■ **WRITTEN REQUEST**: Once the pictures are set aside, transcribe the remaining data exactly.

■ **ENTRIES SHOWN**:
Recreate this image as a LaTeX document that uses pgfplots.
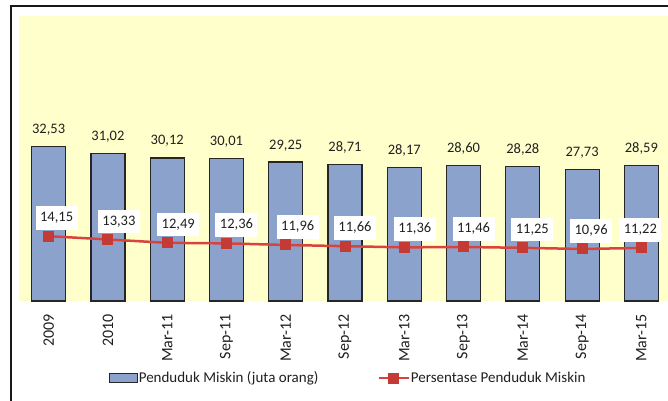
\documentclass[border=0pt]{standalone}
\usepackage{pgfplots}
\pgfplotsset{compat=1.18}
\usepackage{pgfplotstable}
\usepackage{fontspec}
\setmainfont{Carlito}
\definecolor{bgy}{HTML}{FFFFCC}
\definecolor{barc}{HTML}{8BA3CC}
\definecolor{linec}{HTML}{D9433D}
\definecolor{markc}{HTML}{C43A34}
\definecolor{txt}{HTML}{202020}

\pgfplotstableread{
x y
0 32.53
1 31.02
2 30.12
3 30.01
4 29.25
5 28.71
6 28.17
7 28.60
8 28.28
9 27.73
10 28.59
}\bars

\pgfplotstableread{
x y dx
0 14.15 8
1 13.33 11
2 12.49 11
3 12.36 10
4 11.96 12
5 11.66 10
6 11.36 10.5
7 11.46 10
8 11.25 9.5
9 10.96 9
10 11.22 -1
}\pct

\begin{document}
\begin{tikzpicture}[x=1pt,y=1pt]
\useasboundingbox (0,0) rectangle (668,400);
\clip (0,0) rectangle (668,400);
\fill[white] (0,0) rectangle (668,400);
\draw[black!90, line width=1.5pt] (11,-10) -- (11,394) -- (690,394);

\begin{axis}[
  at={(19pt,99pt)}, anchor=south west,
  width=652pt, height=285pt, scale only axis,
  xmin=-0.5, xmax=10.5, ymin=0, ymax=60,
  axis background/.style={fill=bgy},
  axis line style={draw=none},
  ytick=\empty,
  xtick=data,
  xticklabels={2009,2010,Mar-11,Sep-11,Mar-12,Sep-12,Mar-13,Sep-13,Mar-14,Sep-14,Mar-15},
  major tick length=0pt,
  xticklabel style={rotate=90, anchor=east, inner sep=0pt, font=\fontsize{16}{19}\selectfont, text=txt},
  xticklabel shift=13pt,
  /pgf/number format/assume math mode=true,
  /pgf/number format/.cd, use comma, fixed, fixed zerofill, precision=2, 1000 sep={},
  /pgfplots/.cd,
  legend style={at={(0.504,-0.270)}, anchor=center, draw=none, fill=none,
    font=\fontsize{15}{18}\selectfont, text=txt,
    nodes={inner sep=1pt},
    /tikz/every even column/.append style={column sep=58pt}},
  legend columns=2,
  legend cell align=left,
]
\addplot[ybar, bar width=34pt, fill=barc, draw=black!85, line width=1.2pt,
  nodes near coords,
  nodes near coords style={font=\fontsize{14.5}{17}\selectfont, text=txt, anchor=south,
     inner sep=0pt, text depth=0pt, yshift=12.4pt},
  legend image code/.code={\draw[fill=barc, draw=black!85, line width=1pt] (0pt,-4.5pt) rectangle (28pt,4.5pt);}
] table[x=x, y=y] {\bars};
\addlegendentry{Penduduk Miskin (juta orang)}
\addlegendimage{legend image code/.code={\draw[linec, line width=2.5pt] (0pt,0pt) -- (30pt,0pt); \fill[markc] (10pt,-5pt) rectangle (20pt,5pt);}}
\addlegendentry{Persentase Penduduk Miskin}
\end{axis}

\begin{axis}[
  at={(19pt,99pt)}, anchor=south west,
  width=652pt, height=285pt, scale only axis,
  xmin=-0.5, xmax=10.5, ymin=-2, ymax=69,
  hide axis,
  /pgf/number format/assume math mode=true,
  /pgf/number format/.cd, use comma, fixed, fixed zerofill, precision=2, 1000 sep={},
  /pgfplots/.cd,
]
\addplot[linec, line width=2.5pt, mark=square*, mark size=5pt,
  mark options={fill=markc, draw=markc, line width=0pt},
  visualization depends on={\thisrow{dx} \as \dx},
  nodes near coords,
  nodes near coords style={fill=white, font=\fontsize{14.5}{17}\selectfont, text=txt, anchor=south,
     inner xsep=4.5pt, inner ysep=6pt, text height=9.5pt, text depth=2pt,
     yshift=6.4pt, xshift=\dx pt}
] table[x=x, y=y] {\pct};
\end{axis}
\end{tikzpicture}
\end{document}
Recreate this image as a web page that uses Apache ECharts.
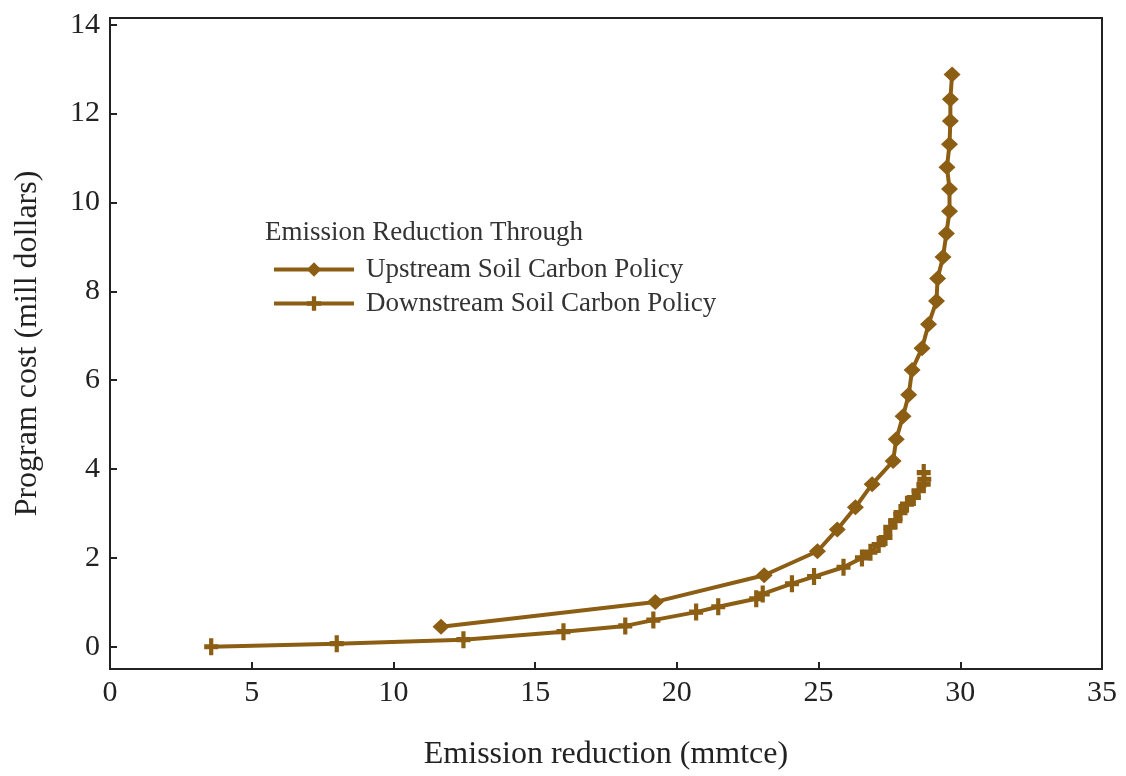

■ **IN RESPONSE**:
Recreate this image as a LaTeX document that uses pgfplots.
\documentclass[border=0pt]{standalone}
\usepackage{pgfplots}
\pgfplotsset{compat=1.18}
\usepackage{pgfplotstable}
\usepackage{fontspec}
\setmainfont{Carlito}
\definecolor{bgy}{HTML}{FFFFCC}
\definecolor{barc}{HTML}{8BA3CC}
\definecolor{linec}{HTML}{D9433D}
\definecolor{markc}{HTML}{C43A34}
\definecolor{txt}{HTML}{202020}

\pgfplotstableread{
x y
0 32.53
1 31.02
2 30.12
3 30.01
4 29.25
5 28.71
6 28.17
7 28.60
8 28.28
9 27.73
10 28.59
}\bars

\pgfplotstableread{
x y dx
0 14.15 8
1 13.33 11
2 12.49 11
3 12.36 10
4 11.96 12
5 11.66 10
6 11.36 10.5
7 11.46 10
8 11.25 9.5
9 10.96 9
10 11.22 -1
}\pct

\begin{document}
\begin{tikzpicture}[x=1pt,y=1pt]
\useasboundingbox (0,0) rectangle (668,400);
\clip (0,0) rectangle (668,400);
\fill[white] (0,0) rectangle (668,400);
\draw[black!90, line width=1.5pt] (11,-10) -- (11,394) -- (690,394);

\begin{axis}[
  at={(19pt,99pt)}, anchor=south west,
  width=652pt, height=285pt, scale only axis,
  xmin=-0.5, xmax=10.5, ymin=0, ymax=60,
  axis background/.style={fill=bgy},
  axis line style={draw=none},
  ytick=\empty,
  xtick=data,
  xticklabels={2009,2010,Mar-11,Sep-11,Mar-12,Sep-12,Mar-13,Sep-13,Mar-14,Sep-14,Mar-15},
  major tick length=0pt,
  xticklabel style={rotate=90, anchor=east, inner sep=0pt, font=\fontsize{16}{19}\selectfont, text=txt},
  xticklabel shift=13pt,
  /pgf/number format/assume math mode=true,
  /pgf/number format/.cd, use comma, fixed, fixed zerofill, precision=2, 1000 sep={},
  /pgfplots/.cd,
  legend style={at={(0.504,-0.270)}, anchor=center, draw=none, fill=none,
    font=\fontsize{15}{18}\selectfont, text=txt,
    nodes={inner sep=1pt},
    /tikz/every even column/.append style={column sep=58pt}},
  legend columns=2,
  legend cell align=left,
]
\addplot[ybar, bar width=34pt, fill=barc, draw=black!85, line width=1.2pt,
  nodes near coords,
  nodes near coords style={font=\fontsize{14.5}{17}\selectfont, text=txt, anchor=south,
     inner sep=0pt, text depth=0pt, yshift=12.4pt},
  legend image code/.code={\draw[fill=barc, draw=black!85, line width=1pt] (0pt,-4.5pt) rectangle (28pt,4.5pt);}
] table[x=x, y=y] {\bars};
\addlegendentry{Penduduk Miskin (juta orang)}
\addlegendimage{legend image code/.code={\draw[linec, line width=2.5pt] (0pt,0pt) -- (30pt,0pt); \fill[markc] (10pt,-5pt) rectangle (20pt,5pt);}}
\addlegendentry{Persentase Penduduk Miskin}
\end{axis}

\begin{axis}[
  at={(19pt,99pt)}, anchor=south west,
  width=652pt, height=285pt, scale only axis,
  xmin=-0.5, xmax=10.5, ymin=-2, ymax=69,
  hide axis,
  /pgf/number format/assume math mode=true,
  /pgf/number format/.cd, use comma, fixed, fixed zerofill, precision=2, 1000 sep={},
  /pgfplots/.cd,
]
\addplot[linec, line width=2.5pt, mark=square*, mark size=5pt,
  mark options={fill=markc, draw=markc, line width=0pt},
  visualization depends on={\thisrow{dx} \as \dx},
  nodes near coords,
  nodes near coords style={fill=white, font=\fontsize{14.5}{17}\selectfont, text=txt, anchor=south,
     inner xsep=4.5pt, inner ysep=6pt, text height=9.5pt, text depth=2pt,
     yshift=6.4pt, xshift=\dx pt}
] table[x=x, y=y] {\pct};
\end{axis}
\end{tikzpicture}
\end{document}
Recreate this image as a web page that uses Apache ECharts.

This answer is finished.